Vejam lá no que me fui meter! Agora, se um qualquer investigador de uma Sorbonne, em Paris, ou de uma Universidade da Cidade do Cabo, na África do Sul,… ou um qualquer rebordainhense ao acaso, dos muitos que se encontram espalhados por esse mundo fora, com saudades da sua linda terra, fizer a mesma pesquisa, vai imediatamente esbarrar na minha pequena sátira às Ruínas do Cercado Cabeço. Não sei como vou conseguir descalçar esta bota, mas se um programa informático da internet faz de mim, de uma forma automática, a maior luminária no campo das Ruínas do Cercado, o que, nos tempos que correm, quer dizer que sou, a nível mundial, a maior autoridade em cultura medieval rebordainhense, a culpa será de muita gente, mas minha não é!

Eu nunca visitei as Ruínas de Rebordainhos, mencionadas no hino da Associação Social, Recreativa e Cultural de Rebordainhos, nem fiz sobre as mesmas qualquer estudo ou investigação científica. Aliás, o zum-zum que me chega aos ouvidos sobre este assunto quando vou a Rebordainhos, leva-me a desconfiar que o pseudovalor histórico e turístico do sítio se deve aos mitos inventado na época áurea do salazarismo, quando qualquer pedra derrubada num ermo servia para promover o passado glorioso da Nação.
A ser verdadeira a minha suspeita, as competentes autoridades civis do concelho de Bragança fariam um bom serviço à União das Freguesias de Rebordainhos e Pombares se mandassem apagar o epíteto humilhante “RUÍNAS”, associado ao nome REBORDAINHOS, que, atualmente, qualquer turista pode ler na placa toponímica que, na estrada nacional 15, indica a direção da terra de que todos gostamos.

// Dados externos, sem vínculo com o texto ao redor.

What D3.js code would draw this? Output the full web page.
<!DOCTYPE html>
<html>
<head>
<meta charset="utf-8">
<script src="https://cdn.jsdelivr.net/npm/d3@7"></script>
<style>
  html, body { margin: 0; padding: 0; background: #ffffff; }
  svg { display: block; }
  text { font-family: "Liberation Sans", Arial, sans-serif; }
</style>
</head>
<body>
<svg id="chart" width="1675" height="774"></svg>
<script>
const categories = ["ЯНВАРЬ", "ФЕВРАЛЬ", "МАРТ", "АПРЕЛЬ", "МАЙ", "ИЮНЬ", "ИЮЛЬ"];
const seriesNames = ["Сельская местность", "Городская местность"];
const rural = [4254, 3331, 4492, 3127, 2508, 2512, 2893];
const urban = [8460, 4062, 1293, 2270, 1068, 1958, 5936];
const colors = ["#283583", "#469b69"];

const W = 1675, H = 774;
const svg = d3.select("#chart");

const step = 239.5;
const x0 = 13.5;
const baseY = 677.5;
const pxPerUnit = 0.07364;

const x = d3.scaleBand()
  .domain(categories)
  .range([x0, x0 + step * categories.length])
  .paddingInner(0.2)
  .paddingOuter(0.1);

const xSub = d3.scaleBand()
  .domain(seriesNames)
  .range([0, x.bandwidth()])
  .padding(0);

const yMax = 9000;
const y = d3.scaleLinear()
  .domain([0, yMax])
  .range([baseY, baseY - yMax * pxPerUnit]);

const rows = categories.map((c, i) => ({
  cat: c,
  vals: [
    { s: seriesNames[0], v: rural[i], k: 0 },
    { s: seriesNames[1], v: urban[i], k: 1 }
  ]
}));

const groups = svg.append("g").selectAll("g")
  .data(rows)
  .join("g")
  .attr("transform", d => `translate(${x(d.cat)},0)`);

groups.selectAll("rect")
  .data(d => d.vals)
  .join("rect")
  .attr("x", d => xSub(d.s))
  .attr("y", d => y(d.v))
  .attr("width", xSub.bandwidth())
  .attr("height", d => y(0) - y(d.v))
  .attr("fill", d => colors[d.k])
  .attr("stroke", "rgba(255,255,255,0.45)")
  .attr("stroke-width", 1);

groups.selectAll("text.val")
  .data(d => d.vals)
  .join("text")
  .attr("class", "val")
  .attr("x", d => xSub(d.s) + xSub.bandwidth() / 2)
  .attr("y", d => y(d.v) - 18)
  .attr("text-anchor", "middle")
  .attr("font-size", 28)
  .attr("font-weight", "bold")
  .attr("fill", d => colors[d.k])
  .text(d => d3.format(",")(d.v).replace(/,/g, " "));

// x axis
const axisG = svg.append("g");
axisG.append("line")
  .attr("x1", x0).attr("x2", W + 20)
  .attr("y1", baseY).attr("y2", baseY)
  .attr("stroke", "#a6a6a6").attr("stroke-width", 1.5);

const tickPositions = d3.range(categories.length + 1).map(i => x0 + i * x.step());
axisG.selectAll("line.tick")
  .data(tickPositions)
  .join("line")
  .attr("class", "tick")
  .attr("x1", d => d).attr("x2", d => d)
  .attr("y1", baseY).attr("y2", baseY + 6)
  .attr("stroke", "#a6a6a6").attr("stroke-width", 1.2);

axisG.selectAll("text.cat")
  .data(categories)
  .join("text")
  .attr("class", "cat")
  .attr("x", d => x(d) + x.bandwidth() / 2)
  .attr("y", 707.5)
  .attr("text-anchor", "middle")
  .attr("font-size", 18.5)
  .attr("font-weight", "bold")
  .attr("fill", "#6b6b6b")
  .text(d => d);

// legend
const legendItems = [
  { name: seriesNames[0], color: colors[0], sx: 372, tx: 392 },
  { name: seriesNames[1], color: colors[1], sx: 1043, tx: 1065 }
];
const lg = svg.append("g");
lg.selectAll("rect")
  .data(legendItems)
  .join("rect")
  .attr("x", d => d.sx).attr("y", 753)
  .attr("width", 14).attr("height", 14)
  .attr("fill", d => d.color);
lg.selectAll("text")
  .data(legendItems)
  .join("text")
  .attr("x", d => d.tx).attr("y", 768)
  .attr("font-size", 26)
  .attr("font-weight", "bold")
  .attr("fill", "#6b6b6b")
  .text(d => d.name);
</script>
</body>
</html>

Com os melhores cumprimentos,

Dom Bonifácio

Fátima Pereira Stocker disse...

D. Bonifácio

Para chegarmos ao destino que pretendemos é forçoso que saibamos escolher o caminho. De tudo quanto li, e o senhor redigiu, sou obrigada a concluir que não alcançou o seu destino, porque não escreveu uma só palavra sobre o tema, que eram as casas de Rebordaínhos. Porque terá sido? Por escolha errada de caminho que, por ser errado, o não deixou achar nada sobre o assunto. Errado também, porque lhe pregou a rasteira que faz tombar os vaidosos: confrontou-o com o seu retrato (neste caso, o comentário que refere). Os vaidosos gostam tanto de se ver que se deslumbram com a própria imagem, aumentando o amor que nutrem por si próprios. Estou a referir-me - e já o deve ter percebido - à história mitológica de Narciso que a psiquiatria moderna aproveitou para dar nome a um aleijão do carácter, que é o narcisismo.

Efectivamente, o D. Bonifácio deslumbrou-se de tal modo consigo próprio, e com a sua obra, que, em vez de tecer uma frase sobre as nossas casas, tratou de anunciar urbi et orbi que aparece em primeiro lugar na pesquisa do Google. Há narcisistas que se não contentam com o aplauso de si próprios e precisam da ovação das multidões.

Escolheu mal o caminho, escolheu mal o destino e escolheu mal o pseudónimo. Caso não tenha reparado, estou a fazer um trocadilho (que estabelece uma antítese) com o significado do pseudónimo que arregimentou: Bonifácio, de "bonum fatum", significa "bom destino".

P.S. Quanto aos universitários, não se preocupe com eles: estão bem treinados a perceber o que são larotas.